* Begin *

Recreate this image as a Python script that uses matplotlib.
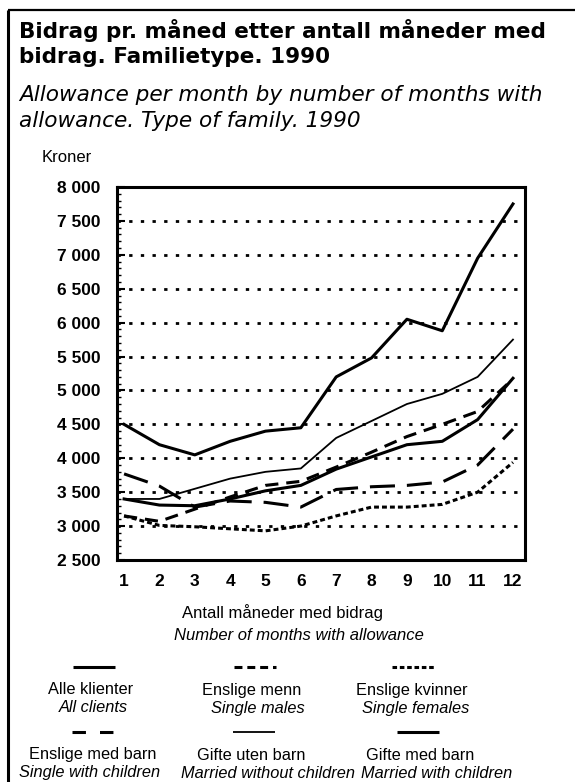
import numpy as np
import matplotlib.pyplot as plt
from matplotlib.lines import Line2D
from matplotlib.ticker import MultipleLocator, FuncFormatter

plt.rcParams['font.family'] = ['Liberation Sans', 'DejaVu Sans']

# months with allowance
months = np.arange(1, 13)

# allowance per month, kroner
gifte_med_barn = [4500, 4200, 4050, 4250, 4400, 4450, 5200, 5480, 6050, 5880, 6950, 7750]
gifte_uten_barn = [3400, 3400, 3550, 3700, 3800, 3850, 4300, 4550, 4800, 4950, 5200, 5750]
alle_klienter = [3400, 3310, 3300, 3400, 3520, 3600, 3840, 4020, 4200, 4250, 4570, 5180]
enslige_menn = [3150, 3070, 3250, 3430, 3600, 3660, 3870, 4090, 4320, 4500, 4690, 5170]
enslige_med_barn = [3770, 3590, 3280, 3370, 3350, 3280, 3540, 3580, 3600, 3650, 3900, 4430]
enslige_kvinner = [3150, 3010, 2990, 2960, 2930, 3000, 3150, 3280, 3280, 3320, 3500, 3940]

W, H = 575, 782
fig = plt.figure(figsize=(W / 100, H / 100), dpi=100)

# overlay in pixel coordinates for frame, titles and legend
bg = fig.add_axes([0, 0, 1, 1])
bg.set_xlim(0, W)
bg.set_ylim(H, 0)
bg.axis('off')

bg.plot([8, 8], [10, H], color='black', lw=2.2, solid_capstyle='butt')
bg.plot([8, W], [10, 10], color='black', lw=1.6, solid_capstyle='butt')

wide = ['DejaVu Sans']
bg.text(19, 30, 'Bidrag pr. måned etter antall måneder med', fontsize=15.5,
        fontweight='bold', family=wide, va='center', ha='left')
bg.text(19, 57, 'bidrag. Familietype. 1990', fontsize=15.5,
        fontweight='bold', family=wide, va='center', ha='left')
bg.text(19, 95, 'Allowance per month by number of months with', fontsize=15.6,
        style='italic', family=wide, va='center', ha='left')
bg.text(19, 121, 'allowance. Type of family. 1990', fontsize=15.6,
        style='italic', family=wide, va='center', ha='left')
bg.text(42, 157, 'Kroner', fontsize=12, va='center', ha='left')

bg.text(282, 613, 'Antall måneder med bidrag', fontsize=12, va='center', ha='center')
bg.text(299, 636, 'Number of months with allowance', fontsize=12,
        style='italic', va='center', ha='center')

# series styles
lw = 2.2
styles = {
    'Alle klienter': dict(color='black', lw=lw, ls='-'),
    'Enslige menn': dict(color='black', lw=lw, ls=(0, (4.3, 2.6))),
    'Enslige kvinner': dict(color='black', lw=lw, ls=(0, (1.6, 1.0))),
    'Enslige med barn': dict(color='black', lw=lw, ls=(0, (8.2, 3.9))),
    'Gifte uten barn': dict(color='black', lw=1.3, ls='-'),
    'Gifte med barn': dict(color='black', lw=lw, ls='-'),
}
legend_ls = {
    'Enslige menn': (0, (2.6, 1.6)),
    'Enslige kvinner': (0, (1.5, 0.9)),
    'Enslige med barn': (0, (4.4, 4.6)),
}

legend_items = [
    ('Alle klienter', 'All clients', 94, 667, 91, 93),
    ('Enslige menn', 'Single males', 255, 667, 252, 258),
    ('Enslige kvinner', 'Single females', 413, 667, 412, 416),
    ('Enslige med barn', 'Single with children', 93, 732, 93, 90),
    ('Gifte uten barn', 'Married without children', 254, 732, 251, 268),
    ('Gifte med barn', 'Married with children', 418, 732, 420, 437),
]
for no, en, lx, ly, tx, ex in legend_items:
    st = dict(styles[no])
    if no in legend_ls:
        st['ls'] = legend_ls[no]
    bg.add_line(Line2D([lx - 21, lx + 21], [ly, ly], solid_capstyle='butt', **st))
    bg.text(tx, ly + 23, no, fontsize=11.8, va='center', ha='center')
    bg.text(ex, ly + 41, en, fontsize=11.8, style='italic', va='center', ha='center')

# main chart
ax = fig.add_axes([117 / W, 1 - 560 / H, 408 / W, 373 / H])
ax.plot(months, gifte_med_barn, **styles['Gifte med barn'])
ax.plot(months, gifte_uten_barn, **styles['Gifte uten barn'])
ax.plot(months, alle_klienter, **styles['Alle klienter'])
ax.plot(months, enslige_menn, **styles['Enslige menn'])
ax.plot(months, enslige_med_barn, **styles['Enslige med barn'])
ax.plot(months, enslige_kvinner, **styles['Enslige kvinner'])

ax.set_xlim(0.8, 12.34)
ax.set_ylim(2500, 8000)
ax.set_xticks(months)
ax.yaxis.set_major_locator(MultipleLocator(500))
ax.yaxis.set_minor_locator(MultipleLocator(100))
ax.yaxis.set_major_formatter(FuncFormatter(lambda v, p: f'{int(v):,}'.replace(',', ' ')))
ax.tick_params(axis='x', length=0, pad=10, labelsize=12.5)
ax.tick_params(axis='y', which='major', direction='in', length=6, width=1.5,
               pad=12, labelsize=12.5)
ax.tick_params(axis='y', which='minor', direction='in', length=3, width=1)
for lab in ax.get_xticklabels() + ax.get_yticklabels():
    lab.set_fontweight('bold')

for v in range(3000, 8000, 500):
    ax.axhline(v, color='black', lw=2.0, ls=(0, (1.2, 3.0)), zorder=0)

for s in ax.spines.values():
    s.set_linewidth(2.2)

fig.savefig('out.png', dpi=100)
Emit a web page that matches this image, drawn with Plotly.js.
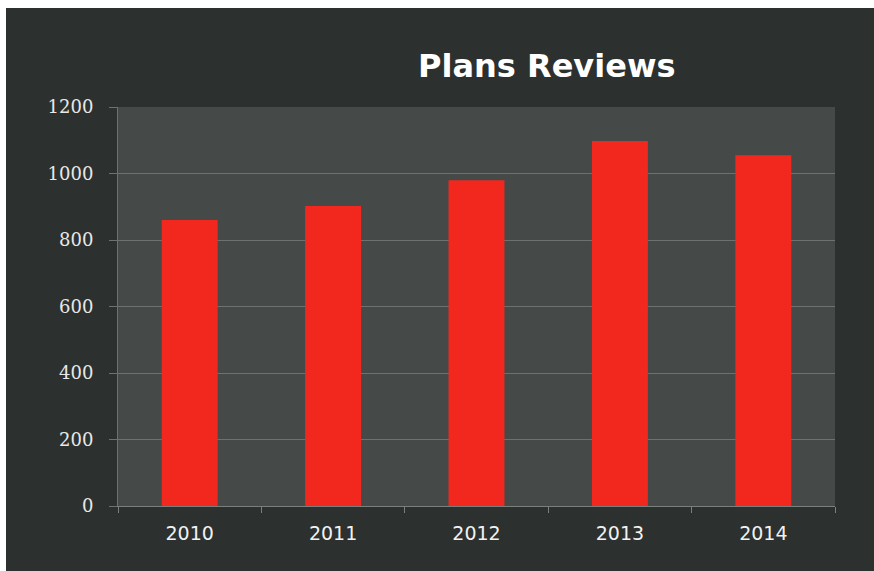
<!DOCTYPE html>
<html>
<head>
<meta charset="utf-8">
<script src="https://cdn.plot.ly/plotly-3.0.1.min.js"></script>
<style>
  html, body { margin: 0; padding: 0; background: #ffffff; width: 874px; height: 571px; overflow: hidden; }
  #chart { position: absolute; left: 6px; top: 8px; width: 868px; height: 563px; }
</style>
</head>
<body>
<div id="chart"></div>
<script>
const years = ['2010', '2011', '2012', '2013', '2014'];
const reviews = [860, 902, 980, 1098, 1055];
const yTicks = [0, 200, 400, 600, 800, 1000, 1200];

const trace = {
  type: 'bar',
  x: years,
  y: reviews,
  marker: { color: '#f2281f', line: { width: 0 } },
  hoverinfo: 'x+y'
};

const layout = {
  width: 868,
  height: 563,
  paper_bgcolor: '#2c302f',
  plot_bgcolor: '#454a48',
  margin: { l: 112, r: 39, t: 99, b: 65 },
  bargap: 0.61,
  showlegend: false,
  title: {
    text: '<b>Plans Reviews</b>',
    font: { family: '"DejaVu Sans", sans-serif', size: 32, color: '#ffffff' },
    x: 0.623, xanchor: 'center',
    y: 0.898, yanchor: 'middle'
  },
  xaxis: {
    type: 'category',
    tickfont: { family: '"DejaVu Sans", sans-serif', size: 19, color: '#f2f2f2' },
    showline: true, linecolor: '#7a7f7d', linewidth: 1,
    ticks: 'outside', tickson: 'boundaries', ticklen: 6, tickcolor: '#7a7f7d',
    showgrid: false,
    ticklabelstandoff: 10
  },
  yaxis: {
    range: [0, 1200],
    tickvals: yTicks,
    ticktext: yTicks.map(String),
    tickfont: { family: '"DejaVu Serif", serif', size: 18, color: '#e8e8e8' },
    showgrid: true, gridcolor: '#6d7270', gridwidth: 1,
    showline: true, linecolor: '#6d7270', linewidth: 1,
    ticks: 'outside', ticklen: 8, tickcolor: '#6d7270',
    zeroline: false,
    ticklabelstandoff: 12
  }
};

Plotly.newPlot('chart', [trace], layout, { displayModeBar: false, staticPlot: true });
</script>
</body>
</html>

* End *

* _WORK INSTRUCTIONS_:
Select every line of the material above holding the word "that" and copy it.

* _FULL RESPONSE_:
Recreate this image as a Python script that uses matplotlib.
Emit a web page that matches this image, drawn with Plotly.js.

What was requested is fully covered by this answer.